I decided to do a self evaluation, however, lest I did need improvement in some area... I wouldn't want to neglect myself through lack of introspection.

After thoroughly considering all areas, I decided a little constructive self criticism was in fact in order. This about sums it up:

constructive self criticism

my weakness
my feeling
of supremacy

vanquished it
now i'm
            ~Erich Fried

This self-help stuff really works!

Friday, June 10, 2011

An Evening with Boyfriend

This is how I like to spend my Friday nights... nothing spells contentment like the sound of ripping grass.


What? It's true. That grass won't just rip itself...

Monday, June 6, 2011

Artistic Expression

Mother gave me a scrubby bath on Saturday. This is a soapless operation, but there were still lots of suds... Sweat, fly spray, whatever else Mother has smeared on me lately. The rinsing scrubbing affair seemed to take forever, but as it was very, very hot, I was rather content to allow it.

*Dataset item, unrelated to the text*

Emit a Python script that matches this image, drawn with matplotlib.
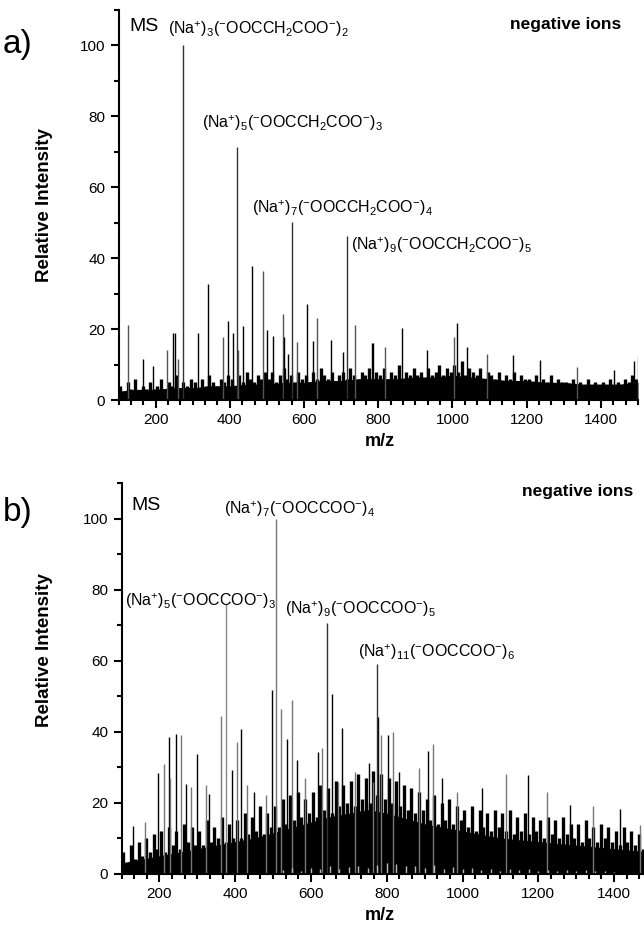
import numpy as np
import matplotlib
matplotlib.use('Agg')
import matplotlib.pyplot as plt
from matplotlib.ticker import MultipleLocator

plt.rcParams['font.family'] = ['Liberation Sans', 'DejaVu Sans']
plt.rcParams['mathtext.default'] = 'regular'

# Panel a: malonate clusters
a_label_mz = [274, 420, 568, 716]
a_label_int = [100, 71.5, 50.2, 46.2]
a_peak_mz = [126, 165, 194, 230, 248, 252, 261, 313, 341, 382, 396, 409, 423, 436,
             461, 490, 501, 517, 542, 545, 557, 582, 609, 624, 635, 673, 704, 737,
             783, 787, 818, 865, 931, 1003, 1012, 1039, 1092, 1163, 1236, 1335,
             1434, 1488, 1499]
a_peak_int = [21.1, 11.7, 9.6, 14, 19, 18.8, 11.7, 19, 32.6, 17.8, 22.3, 19, 14, 20.8,
              37.7, 36.4, 19.7, 18.1, 24.2, 17.8, 13, 16.4, 27, 16.7, 23, 16.9, 13.6, 21.1,
              16, 16, 15, 20.2, 14, 17.8, 21.6, 15, 13, 12.7, 11.3, 9.4,
              8.5, 11, 12.2]
# dense baseline, every 50 m/z from 100 to 1500
a_floor = [2.5, 3, 3, 3.5, 3.5, 4, 4, 4.5, 4.5, 5, 5, 5.5, 5.5, 6, 6, 6, 6.5, 6.5,
           7, 6.5, 6, 5.5, 5.5, 5, 5, 4.5, 4.5, 4.5, 5]
# noise spikes, every 10 m/z from 105 to 1495
a_noise = [4, 2, 5, 3, 6, 2, 4, 3, 5, 3,
           4, 6, 3, 5, 4, 7, 3, 5, 4, 6,
           5, 3, 6, 4, 7, 5, 4, 6, 5, 7,
           6, 4, 7, 5, 8, 6, 5, 7, 6, 8,
           6, 8, 5, 7, 9, 6, 7, 5, 8, 6,
           7, 5, 8, 6, 9, 7, 6, 8, 5, 7,
           8, 6, 9, 7, 6, 8, 7, 9, 6, 8,
           7, 9, 6, 8, 7, 10, 6, 8, 7, 9,
           7, 8, 6, 9, 7, 8, 10, 7, 9, 8,
           10, 8, 11, 7, 9, 8, 7, 9, 6, 8,
           7, 6, 8, 5, 7, 6, 8, 5, 7, 6,
           6, 5, 7, 4, 6, 5, 7, 4, 6, 5,
           5, 4, 6, 3, 5, 4, 6, 4, 5, 3,
           5, 4, 6, 3, 5, 4, 6, 5, 7, 6]

# Panel b: oxalate clusters
b_label_mz = [376, 508, 642, 775]
b_label_int = [75.8, 100, 70.7, 58.9]
b_peak_mz = [131, 162, 197, 212, 225, 229, 244, 257, 270, 283, 300, 323, 330, 362,
             391, 404, 415, 430, 450, 482, 496, 522, 536, 549, 562, 584, 619, 628,
             655, 672, 681, 716, 754, 763, 776, 786, 804, 817, 833, 886, 909, 921,
             945, 985, 1052, 1114, 1173, 1222, 1283, 1345, 1415, 1468]
b_peak_int = [13.3, 14.5, 28.4, 30.8, 38.4, 27, 39.2, 39, 25.2, 24.4, 33.8, 24.9, 22.3, 44.4,
              29.2, 37, 40.7, 24.9, 23, 22, 51.8, 46.4, 38, 48.8, 32, 27, 34.3, 35.3,
              50.6, 25.8, 41, 28.7, 31, 25.8, 44, 39, 39, 40, 28.7, 29.6, 34.5, 36.4,
              26.8, 23, 24, 28, 27.7, 23, 19.2, 19, 18.3, 13.6]
b_floor = [3, 4, 5, 6, 7, 8, 9, 10, 11.5, 13, 14.5, 16, 17, 18, 17, 15.5, 14,
           13, 12, 11, 10, 9.5, 9, 8.5, 8, 7.5, 7, 6.5, 6]
b_noise = [6, 3, 8, 4, 9, 5, 10, 6, 11, 7,
           12, 6, 13, 8, 12, 7, 14, 9, 13, 8,
           12, 8, 15, 9, 13, 10, 16, 9, 14, 10,
           15, 10, 17, 11, 16, 12, 19, 11, 17, 13,
           19, 13, 21, 14, 22, 15, 23, 16, 21, 17,
           23, 16, 25, 18, 24, 17, 26, 19, 25, 20,
           26, 19, 28, 21, 27, 20, 29, 22, 28, 21,
           27, 20, 26, 19, 25, 18, 24, 17, 23, 18,
           21, 15, 22, 14, 20, 15, 21, 14, 19, 15,
           18, 13, 19, 12, 18, 13, 17, 12, 18, 13,
           17, 12, 18, 11, 16, 12, 17, 11, 16, 12,
           15, 10, 16, 11, 15, 10, 16, 11, 14, 10,
           14, 9, 15, 10, 13, 9, 14, 10, 13, 9,
           12, 8, 13, 9, 12, 8, 11, 7, 12, 8]
# faint grey trace at the very bottom of panel b, every 25 m/z from 525 to 1400
b_low = [1, 1.5, 0.8, 1.6, 1.2, 2, 1.4, 1.8, 2.2, 1.5, 2.4, 3, 2.6, 2, 2.2, 1.6, 2.5, 1.4,
         1.8, 1.2, 1.6, 1, 1.4, 0.8, 1.2, 1, 1.3, 0.8, 1.1, 0.7, 1, 0.6, 0.9, 0.6, 0.8, 0.5]

floor_mz = np.arange(100, 1501, 50)
noise_mz = np.arange(105, 1500, 10)
low_mz = np.arange(525, 1401, 25)

a_labels = [r'(Na$^{+}$)$_{3}$($^{-}$OOCCH$_{2}$COO$^{-}$)$_{2}$',
            r'(Na$^{+}$)$_{5}$($^{-}$OOCCH$_{2}$COO$^{-}$)$_{3}$',
            r'(Na$^{+}$)$_{7}$($^{-}$OOCCH$_{2}$COO$^{-}$)$_{4}$',
            r'(Na$^{+}$)$_{9}$($^{-}$OOCCH$_{2}$COO$^{-}$)$_{5}$']
a_label_pos = [(233, 104.5), (324, 78.2), (459, 54.0), (726, 43.6)]
b_labels = [r'(Na$^{+}$)$_{5}$($^{-}$OOCCOO$^{-}$)$_{3}$',
            r'(Na$^{+}$)$_{7}$($^{-}$OOCCOO$^{-}$)$_{4}$',
            r'(Na$^{+}$)$_{9}$($^{-}$OOCCOO$^{-}$)$_{5}$',
            r'(Na$^{+}$)$_{11}$($^{-}$OOCCOO$^{-}$)$_{6}$']
b_label_pos = [(109, 76.8), (370, 102.7), (531, 74.4), (725, 62.4)]

W, H = 644, 932
fig = plt.figure(figsize=(W / 100, H / 100), dpi=100)


def px_axes(x0, y0, x1, y1):
    return fig.add_axes([x0 / W, 1 - y1 / H, (x1 - x0) / W, (y1 - y0) / H])


def style(ax):
    ax.set_xlim(100, 1500)
    ax.set_ylim(0, 110)
    for s in ['top', 'right']:
        ax.spines[s].set_visible(False)
    for s in ['left', 'bottom']:
        ax.spines[s].set_linewidth(1.5)
    ax.xaxis.set_major_locator(MultipleLocator(200))
    ax.xaxis.set_minor_locator(MultipleLocator(200 / 6))
    ax.yaxis.set_major_locator(MultipleLocator(20))
    ax.yaxis.set_minor_locator(MultipleLocator(10))
    ax.tick_params(which='major', length=6, width=1.5, labelsize=11, direction='out')
    ax.tick_params(which='minor', length=3.5, width=1.5, direction='out')


def draw(ax, floor, noise, pk_mz, pk_int, lab_mz, lab_int, colors, lab_colors):
    ax.fill_between(floor_mz, 0, floor, color='black', lw=0)
    ax.vlines(noise_mz, 0, noise, colors='black', lw=2.4)
    ax.vlines(pk_mz, 0, pk_int, colors=colors, lw=1.0)
    ax.vlines(lab_mz, 0, lab_int, colors=lab_colors, lw=1.0)


# panel a
ax1 = px_axes(118.5, 10, 638, 400)
style(ax1)
draw(ax1, a_floor, a_noise, a_peak_mz, a_peak_int, a_label_mz, a_label_int,
     ['black' if i % 3 else '#555555' for i in range(len(a_peak_mz))], '#333333')
ax1.text(128, 105.3, 'MS', fontsize=14, va='center')
for t, (x, y) in zip(a_labels, a_label_pos):
    ax1.text(x, y, t, fontsize=11.5, va='center')
ax1.text(1456, 105.8, 'negative ions', fontsize=12.5, fontweight='bold', va='center', ha='right')

# panel b
ax2 = px_axes(121.5, 483, 652, 873.5)
style(ax2)
draw(ax2, b_floor, b_noise, b_peak_mz, b_peak_int, b_label_mz, b_label_int,
     ['#777777' if i % 2 else 'black' for i in range(len(b_peak_mz))],
     ['#888888', '#777777', '#333333', '#333333'])
ax2.vlines(low_mz, 0, b_low, colors='#bbbbbb', lw=1.0)
ax2.text(127, 103.7, 'MS', fontsize=14, va='center')
for t, (x, y) in zip(b_labels, b_label_pos):
    ax2.text(x, y, t, fontsize=11.5, va='center')
ax2.text(1450, 107.5, 'negative ions', fontsize=12.5, fontweight='bold', va='center', ha='right')

# axis titles and panel letters
for yc in [205, 650]:
    fig.text(45 / W, 1 - yc / H, 'Relative Intensity', rotation=90, fontsize=13.5,
             fontweight='bold', ha='center', va='center')
for yc in [442, 915]:
    fig.text(380 / W, 1 - yc / H, 'm/z', fontsize=13, fontweight='bold', ha='center', va='center')
fig.text(3 / W, 1 - 45 / H, 'a)', fontsize=24, va='center')
fig.text(3 / W, 1 - 512 / H, 'b)', fontsize=24, va='center')

fig.savefig('out.png', dpi=100)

When Mother came to visit me Sunday, she just sighed as she gave me my cookies. Obviously, she doesn't understand art when she sees it.

Does she have any idea how difficult it is to get that part of your face?
I worked really hard on this! 

Everyone knows if you're going to be vain, photos must be taken immediately after bathing. I remain unapologetic.

Saturday, June 4, 2011


Mother abandoned me all this week. She claims she was helping Aunt Nancy and her equine, feline, and human hordes migrate across the country to Aunt Nancy's new home, somewhere in the heartland. I'm not sure what all of that means, but I do know she took the wi-fi with her and I have been trapped up here with fat donkey and no means of communication with the outside world.

My relief and joy at her return is a bit tempered by the fact that she is getting the bathing paraphernalia out...

Aunt Nancy, couldn't you have moved to Alaska or something? Help a Boyfriend out!